Rating the Millennium Challenge Corporation

Lord Kelvin said "If you can’t measure it, you can’t improve it."  He’s right which is one reason the explosion in measurement in development economics and foreign aid is so important.  Reagrding the latter the Millennium Challenge Corporation awards aid to countries that perform well on a set of variables such as  political rights, civil liberties, the costs of starting a business, trade policy and other variables.  It’s important that most of these variables are measured by outside organizations and not the countries getting the aid.

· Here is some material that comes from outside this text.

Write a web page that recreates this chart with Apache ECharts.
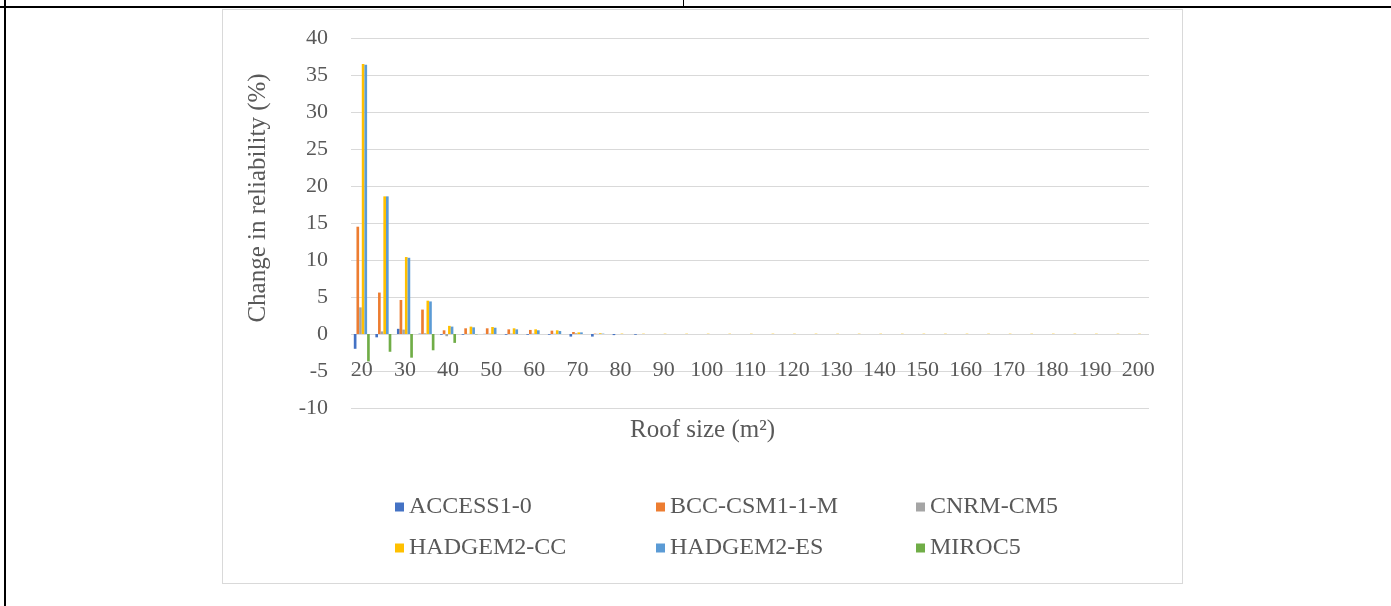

How well has the MCC worked?  In a new paper Doug Johnson and Tristan Zajonc find that candidates for MCC aid improve their performance to a greater degree on more indicators than similar control countries.  Johnson and Zajonc have a great graph which illustrates one of their research designs.  The first panel is candidate and control countries before the MCC when we would not expect many differences, the second panel is the same countries after the MCC was put in place when we would expect the MCC to have an incentive effect on candidate but not control countries, the last panel subtracts the differences in the second panel from the differences in the first to arrive at the difference-in-difference estimate  – most of the gains are positive and fairly large.

We do not yet have any evidence that improvement on the indicators will improve growth or reduce poverty but at least we are measuring, the first to step to improving.